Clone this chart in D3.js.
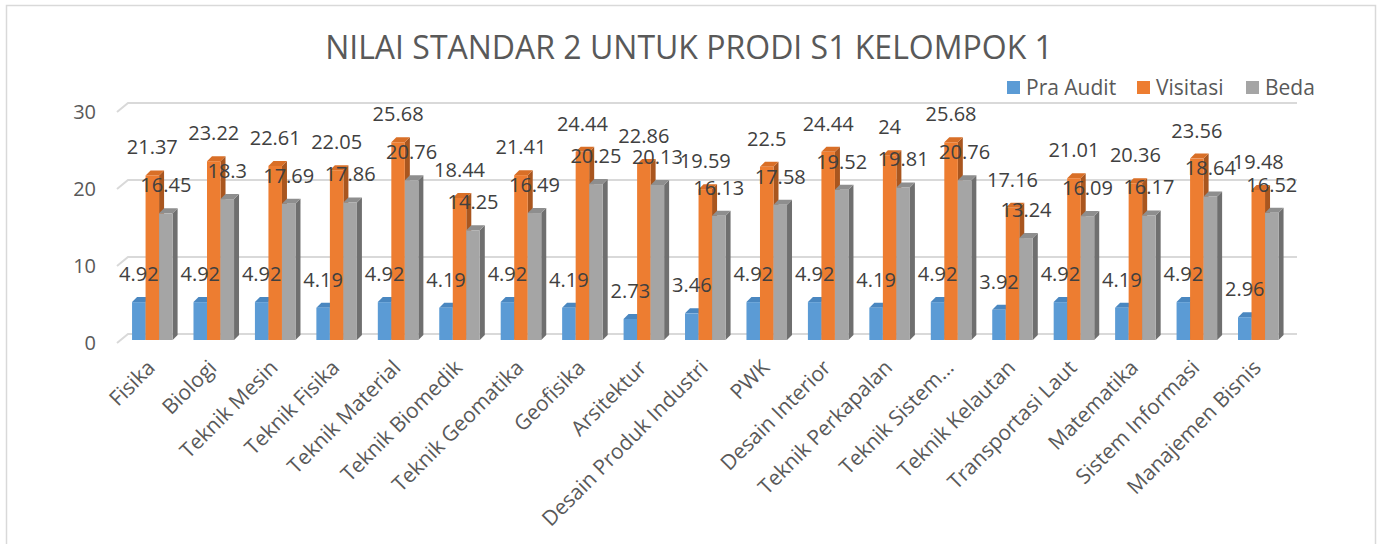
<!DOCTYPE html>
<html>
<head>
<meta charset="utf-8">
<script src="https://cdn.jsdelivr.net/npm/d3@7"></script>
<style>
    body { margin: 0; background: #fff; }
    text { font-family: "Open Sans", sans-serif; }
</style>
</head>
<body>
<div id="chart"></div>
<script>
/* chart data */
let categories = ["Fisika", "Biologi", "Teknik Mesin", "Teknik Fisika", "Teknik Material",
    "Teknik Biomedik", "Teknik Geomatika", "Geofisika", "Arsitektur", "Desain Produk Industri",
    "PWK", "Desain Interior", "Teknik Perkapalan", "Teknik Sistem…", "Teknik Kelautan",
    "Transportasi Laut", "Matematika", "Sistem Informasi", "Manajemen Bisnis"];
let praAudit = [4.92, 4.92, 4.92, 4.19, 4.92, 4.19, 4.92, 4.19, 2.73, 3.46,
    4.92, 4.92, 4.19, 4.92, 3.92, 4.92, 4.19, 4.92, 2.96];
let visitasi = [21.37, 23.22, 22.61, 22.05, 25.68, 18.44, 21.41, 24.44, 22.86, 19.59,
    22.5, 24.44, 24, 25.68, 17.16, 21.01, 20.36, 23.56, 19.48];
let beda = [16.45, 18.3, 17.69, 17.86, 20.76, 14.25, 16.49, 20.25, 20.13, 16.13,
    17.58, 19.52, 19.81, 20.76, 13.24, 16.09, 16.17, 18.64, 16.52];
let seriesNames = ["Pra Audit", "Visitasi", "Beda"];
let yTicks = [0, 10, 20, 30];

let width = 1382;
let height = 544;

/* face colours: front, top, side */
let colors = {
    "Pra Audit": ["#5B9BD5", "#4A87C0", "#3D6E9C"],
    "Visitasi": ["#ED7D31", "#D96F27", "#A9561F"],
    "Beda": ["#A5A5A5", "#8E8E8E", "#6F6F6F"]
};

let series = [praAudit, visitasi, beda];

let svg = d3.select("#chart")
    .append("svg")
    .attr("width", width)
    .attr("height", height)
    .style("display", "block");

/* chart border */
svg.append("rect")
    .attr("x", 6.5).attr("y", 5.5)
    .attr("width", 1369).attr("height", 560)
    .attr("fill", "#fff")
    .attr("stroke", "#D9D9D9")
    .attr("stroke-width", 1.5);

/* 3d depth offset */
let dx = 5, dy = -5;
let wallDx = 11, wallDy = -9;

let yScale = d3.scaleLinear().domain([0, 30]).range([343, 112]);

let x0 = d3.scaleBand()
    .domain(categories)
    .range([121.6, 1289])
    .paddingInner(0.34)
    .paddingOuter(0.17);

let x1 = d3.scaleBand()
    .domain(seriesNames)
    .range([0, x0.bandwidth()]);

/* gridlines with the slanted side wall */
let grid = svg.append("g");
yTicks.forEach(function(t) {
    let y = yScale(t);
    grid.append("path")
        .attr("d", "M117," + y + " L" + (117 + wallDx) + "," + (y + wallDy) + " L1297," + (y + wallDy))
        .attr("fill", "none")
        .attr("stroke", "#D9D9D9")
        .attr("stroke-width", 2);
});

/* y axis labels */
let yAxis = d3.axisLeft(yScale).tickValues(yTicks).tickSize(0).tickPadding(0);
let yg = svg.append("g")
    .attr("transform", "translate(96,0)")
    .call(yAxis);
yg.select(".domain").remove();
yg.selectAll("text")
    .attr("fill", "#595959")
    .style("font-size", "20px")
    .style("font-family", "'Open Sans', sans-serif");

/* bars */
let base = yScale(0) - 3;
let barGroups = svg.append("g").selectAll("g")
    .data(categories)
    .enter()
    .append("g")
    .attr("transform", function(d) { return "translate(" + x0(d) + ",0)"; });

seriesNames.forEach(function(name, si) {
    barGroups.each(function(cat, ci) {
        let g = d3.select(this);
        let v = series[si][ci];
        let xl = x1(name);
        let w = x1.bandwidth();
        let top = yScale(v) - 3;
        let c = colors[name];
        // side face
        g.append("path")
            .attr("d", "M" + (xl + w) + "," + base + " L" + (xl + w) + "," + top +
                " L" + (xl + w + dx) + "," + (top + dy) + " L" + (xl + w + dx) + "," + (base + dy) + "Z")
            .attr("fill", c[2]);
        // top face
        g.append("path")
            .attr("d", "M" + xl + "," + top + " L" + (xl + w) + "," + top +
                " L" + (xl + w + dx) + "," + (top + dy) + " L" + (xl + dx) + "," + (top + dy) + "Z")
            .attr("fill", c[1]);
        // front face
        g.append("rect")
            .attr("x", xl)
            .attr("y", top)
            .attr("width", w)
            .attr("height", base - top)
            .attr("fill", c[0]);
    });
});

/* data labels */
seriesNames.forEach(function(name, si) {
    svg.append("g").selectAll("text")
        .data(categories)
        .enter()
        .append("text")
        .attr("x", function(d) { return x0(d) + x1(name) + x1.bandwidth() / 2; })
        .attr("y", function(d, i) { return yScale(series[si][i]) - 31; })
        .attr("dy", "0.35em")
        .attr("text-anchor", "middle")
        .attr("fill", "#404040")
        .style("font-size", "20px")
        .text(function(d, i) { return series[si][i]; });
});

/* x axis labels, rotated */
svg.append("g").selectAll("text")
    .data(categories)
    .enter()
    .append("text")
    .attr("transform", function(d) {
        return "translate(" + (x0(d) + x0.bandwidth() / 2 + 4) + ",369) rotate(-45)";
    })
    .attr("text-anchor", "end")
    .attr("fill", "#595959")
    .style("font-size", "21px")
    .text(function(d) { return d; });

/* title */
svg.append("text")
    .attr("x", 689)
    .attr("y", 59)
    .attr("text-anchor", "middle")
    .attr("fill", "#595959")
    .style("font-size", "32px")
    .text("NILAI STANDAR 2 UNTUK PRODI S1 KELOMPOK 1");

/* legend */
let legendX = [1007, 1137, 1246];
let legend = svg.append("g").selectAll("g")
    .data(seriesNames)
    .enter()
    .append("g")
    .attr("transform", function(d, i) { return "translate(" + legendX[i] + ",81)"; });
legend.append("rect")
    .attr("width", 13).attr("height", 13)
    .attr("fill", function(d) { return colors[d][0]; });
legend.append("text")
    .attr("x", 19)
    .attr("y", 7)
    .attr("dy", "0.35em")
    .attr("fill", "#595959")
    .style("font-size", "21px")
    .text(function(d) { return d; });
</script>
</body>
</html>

===============

WRITTEN REQUEST: Return solely the number of lines in the data that include the word "this".

TASK ANSWER: 2